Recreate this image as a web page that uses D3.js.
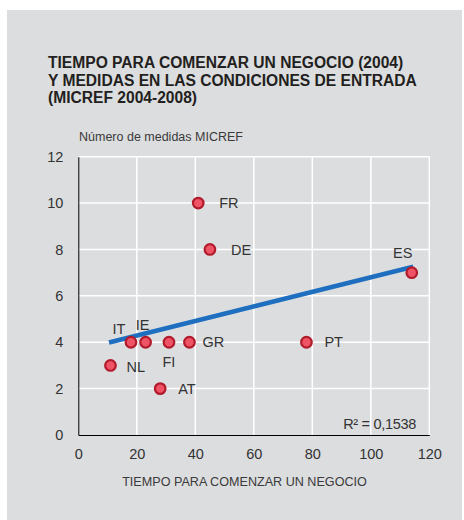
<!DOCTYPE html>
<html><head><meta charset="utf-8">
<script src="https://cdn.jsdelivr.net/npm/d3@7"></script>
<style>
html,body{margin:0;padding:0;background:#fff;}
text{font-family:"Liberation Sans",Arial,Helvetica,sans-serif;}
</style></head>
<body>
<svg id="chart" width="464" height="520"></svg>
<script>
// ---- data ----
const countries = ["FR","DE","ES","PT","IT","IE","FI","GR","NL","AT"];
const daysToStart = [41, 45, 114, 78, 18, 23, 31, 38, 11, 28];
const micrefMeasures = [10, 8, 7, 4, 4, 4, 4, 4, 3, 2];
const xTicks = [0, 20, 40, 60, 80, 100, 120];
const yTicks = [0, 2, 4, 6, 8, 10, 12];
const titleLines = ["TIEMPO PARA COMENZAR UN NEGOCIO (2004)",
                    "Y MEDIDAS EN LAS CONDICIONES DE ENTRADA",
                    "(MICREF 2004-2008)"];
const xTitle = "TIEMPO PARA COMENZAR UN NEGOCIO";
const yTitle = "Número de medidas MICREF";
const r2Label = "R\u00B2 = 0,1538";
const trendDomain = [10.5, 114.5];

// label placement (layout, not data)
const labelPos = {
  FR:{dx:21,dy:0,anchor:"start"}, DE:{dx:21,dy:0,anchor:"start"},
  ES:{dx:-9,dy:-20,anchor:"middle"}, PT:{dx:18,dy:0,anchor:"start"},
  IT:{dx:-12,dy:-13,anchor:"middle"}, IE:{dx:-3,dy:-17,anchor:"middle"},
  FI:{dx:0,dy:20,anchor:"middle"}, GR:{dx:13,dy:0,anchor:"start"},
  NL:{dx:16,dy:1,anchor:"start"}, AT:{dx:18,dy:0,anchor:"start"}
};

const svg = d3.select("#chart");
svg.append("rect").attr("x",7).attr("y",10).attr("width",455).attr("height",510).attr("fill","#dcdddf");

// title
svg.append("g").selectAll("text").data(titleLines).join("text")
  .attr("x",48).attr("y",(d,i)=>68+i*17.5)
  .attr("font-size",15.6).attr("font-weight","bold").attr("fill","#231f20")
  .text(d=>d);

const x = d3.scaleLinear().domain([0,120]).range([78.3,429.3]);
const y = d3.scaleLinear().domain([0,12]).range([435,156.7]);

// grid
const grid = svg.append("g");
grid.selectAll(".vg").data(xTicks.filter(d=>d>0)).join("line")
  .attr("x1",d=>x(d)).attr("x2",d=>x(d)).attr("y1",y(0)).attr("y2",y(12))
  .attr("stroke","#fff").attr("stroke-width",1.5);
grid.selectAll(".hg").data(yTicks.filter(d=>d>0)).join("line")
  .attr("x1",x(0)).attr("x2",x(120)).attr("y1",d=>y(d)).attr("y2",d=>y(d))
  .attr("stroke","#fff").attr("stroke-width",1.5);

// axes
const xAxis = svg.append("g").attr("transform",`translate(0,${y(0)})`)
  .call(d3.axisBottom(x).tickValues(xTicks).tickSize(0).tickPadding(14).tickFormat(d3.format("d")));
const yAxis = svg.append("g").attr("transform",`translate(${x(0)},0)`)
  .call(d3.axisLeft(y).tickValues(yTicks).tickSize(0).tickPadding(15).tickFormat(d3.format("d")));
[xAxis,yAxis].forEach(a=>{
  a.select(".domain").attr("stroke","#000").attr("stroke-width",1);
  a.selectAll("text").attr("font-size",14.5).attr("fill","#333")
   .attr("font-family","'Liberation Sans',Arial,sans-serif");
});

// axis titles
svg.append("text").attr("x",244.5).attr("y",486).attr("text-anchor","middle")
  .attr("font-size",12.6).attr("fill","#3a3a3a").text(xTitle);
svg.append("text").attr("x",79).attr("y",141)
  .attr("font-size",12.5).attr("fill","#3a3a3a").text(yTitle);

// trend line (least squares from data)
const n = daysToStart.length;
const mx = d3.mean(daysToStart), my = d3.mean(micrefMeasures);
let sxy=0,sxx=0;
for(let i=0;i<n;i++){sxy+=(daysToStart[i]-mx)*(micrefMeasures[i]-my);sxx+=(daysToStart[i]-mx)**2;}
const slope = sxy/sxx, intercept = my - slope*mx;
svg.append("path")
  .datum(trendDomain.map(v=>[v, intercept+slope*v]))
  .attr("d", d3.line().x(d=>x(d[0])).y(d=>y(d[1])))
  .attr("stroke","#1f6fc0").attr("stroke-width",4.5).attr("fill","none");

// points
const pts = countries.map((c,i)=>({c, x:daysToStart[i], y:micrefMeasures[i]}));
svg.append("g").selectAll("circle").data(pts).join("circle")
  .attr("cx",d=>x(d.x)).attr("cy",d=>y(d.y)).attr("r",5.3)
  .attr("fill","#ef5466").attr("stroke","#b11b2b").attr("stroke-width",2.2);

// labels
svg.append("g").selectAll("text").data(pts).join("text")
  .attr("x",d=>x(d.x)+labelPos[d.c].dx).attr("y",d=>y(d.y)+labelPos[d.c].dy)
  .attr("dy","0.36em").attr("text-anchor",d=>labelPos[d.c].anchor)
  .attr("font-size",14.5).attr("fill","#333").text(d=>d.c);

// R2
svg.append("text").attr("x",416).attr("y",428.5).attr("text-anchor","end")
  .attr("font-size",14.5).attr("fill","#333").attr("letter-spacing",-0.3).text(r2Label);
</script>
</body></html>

____________

Prompt
Please write out all of the material above without changing a word, and omit any pictures.

Exercise response
Recreate this image as a web page that uses D3.js.
<!DOCTYPE html>
<html><head><meta charset="utf-8">
<script src="https://cdn.jsdelivr.net/npm/d3@7"></script>
<style>
html,body{margin:0;padding:0;background:#fff;}
text{font-family:"Liberation Sans",Arial,Helvetica,sans-serif;}
</style></head>
<body>
<svg id="chart" width="464" height="520"></svg>
<script>
// ---- data ----
const countries = ["FR","DE","ES","PT","IT","IE","FI","GR","NL","AT"];
const daysToStart = [41, 45, 114, 78, 18, 23, 31, 38, 11, 28];
const micrefMeasures = [10, 8, 7, 4, 4, 4, 4, 4, 3, 2];
const xTicks = [0, 20, 40, 60, 80, 100, 120];
const yTicks = [0, 2, 4, 6, 8, 10, 12];
const titleLines = ["TIEMPO PARA COMENZAR UN NEGOCIO (2004)",
                    "Y MEDIDAS EN LAS CONDICIONES DE ENTRADA",
                    "(MICREF 2004-2008)"];
const xTitle = "TIEMPO PARA COMENZAR UN NEGOCIO";
const yTitle = "Número de medidas MICREF";
const r2Label = "R\u00B2 = 0,1538";
const trendDomain = [10.5, 114.5];

// label placement (layout, not data)
const labelPos = {
  FR:{dx:21,dy:0,anchor:"start"}, DE:{dx:21,dy:0,anchor:"start"},
  ES:{dx:-9,dy:-20,anchor:"middle"}, PT:{dx:18,dy:0,anchor:"start"},
  IT:{dx:-12,dy:-13,anchor:"middle"}, IE:{dx:-3,dy:-17,anchor:"middle"},
  FI:{dx:0,dy:20,anchor:"middle"}, GR:{dx:13,dy:0,anchor:"start"},
  NL:{dx:16,dy:1,anchor:"start"}, AT:{dx:18,dy:0,anchor:"start"}
};

const svg = d3.select("#chart");
svg.append("rect").attr("x",7).attr("y",10).attr("width",455).attr("height",510).attr("fill","#dcdddf");

// title
svg.append("g").selectAll("text").data(titleLines).join("text")
  .attr("x",48).attr("y",(d,i)=>68+i*17.5)
  .attr("font-size",15.6).attr("font-weight","bold").attr("fill","#231f20")
  .text(d=>d);

const x = d3.scaleLinear().domain([0,120]).range([78.3,429.3]);
const y = d3.scaleLinear().domain([0,12]).range([435,156.7]);

// grid
const grid = svg.append("g");
grid.selectAll(".vg").data(xTicks.filter(d=>d>0)).join("line")
  .attr("x1",d=>x(d)).attr("x2",d=>x(d)).attr("y1",y(0)).attr("y2",y(12))
  .attr("stroke","#fff").attr("stroke-width",1.5);
grid.selectAll(".hg").data(yTicks.filter(d=>d>0)).join("line")
  .attr("x1",x(0)).attr("x2",x(120)).attr("y1",d=>y(d)).attr("y2",d=>y(d))
  .attr("stroke","#fff").attr("stroke-width",1.5);

// axes
const xAxis = svg.append("g").attr("transform",`translate(0,${y(0)})`)
  .call(d3.axisBottom(x).tickValues(xTicks).tickSize(0).tickPadding(14).tickFormat(d3.format("d")));
const yAxis = svg.append("g").attr("transform",`translate(${x(0)},0)`)
  .call(d3.axisLeft(y).tickValues(yTicks).tickSize(0).tickPadding(15).tickFormat(d3.format("d")));
[xAxis,yAxis].forEach(a=>{
  a.select(".domain").attr("stroke","#000").attr("stroke-width",1);
  a.selectAll("text").attr("font-size",14.5).attr("fill","#333")
   .attr("font-family","'Liberation Sans',Arial,sans-serif");
});

// axis titles
svg.append("text").attr("x",244.5).attr("y",486).attr("text-anchor","middle")
  .attr("font-size",12.6).attr("fill","#3a3a3a").text(xTitle);
svg.append("text").attr("x",79).attr("y",141)
  .attr("font-size",12.5).attr("fill","#3a3a3a").text(yTitle);

// trend line (least squares from data)
const n = daysToStart.length;
const mx = d3.mean(daysToStart), my = d3.mean(micrefMeasures);
let sxy=0,sxx=0;
for(let i=0;i<n;i++){sxy+=(daysToStart[i]-mx)*(micrefMeasures[i]-my);sxx+=(daysToStart[i]-mx)**2;}
const slope = sxy/sxx, intercept = my - slope*mx;
svg.append("path")
  .datum(trendDomain.map(v=>[v, intercept+slope*v]))
  .attr("d", d3.line().x(d=>x(d[0])).y(d=>y(d[1])))
  .attr("stroke","#1f6fc0").attr("stroke-width",4.5).attr("fill","none");

// points
const pts = countries.map((c,i)=>({c, x:daysToStart[i], y:micrefMeasures[i]}));
svg.append("g").selectAll("circle").data(pts).join("circle")
  .attr("cx",d=>x(d.x)).attr("cy",d=>y(d.y)).attr("r",5.3)
  .attr("fill","#ef5466").attr("stroke","#b11b2b").attr("stroke-width",2.2);

// labels
svg.append("g").selectAll("text").data(pts).join("text")
  .attr("x",d=>x(d.x)+labelPos[d.c].dx).attr("y",d=>y(d.y)+labelPos[d.c].dy)
  .attr("dy","0.36em").attr("text-anchor",d=>labelPos[d.c].anchor)
  .attr("font-size",14.5).attr("fill","#333").text(d=>d.c);

// R2
svg.append("text").attr("x",416).attr("y",428.5).attr("text-anchor","end")
  .attr("font-size",14.5).attr("fill","#333").attr("letter-spacing",-0.3).text(r2Label);
</script>
</body></html>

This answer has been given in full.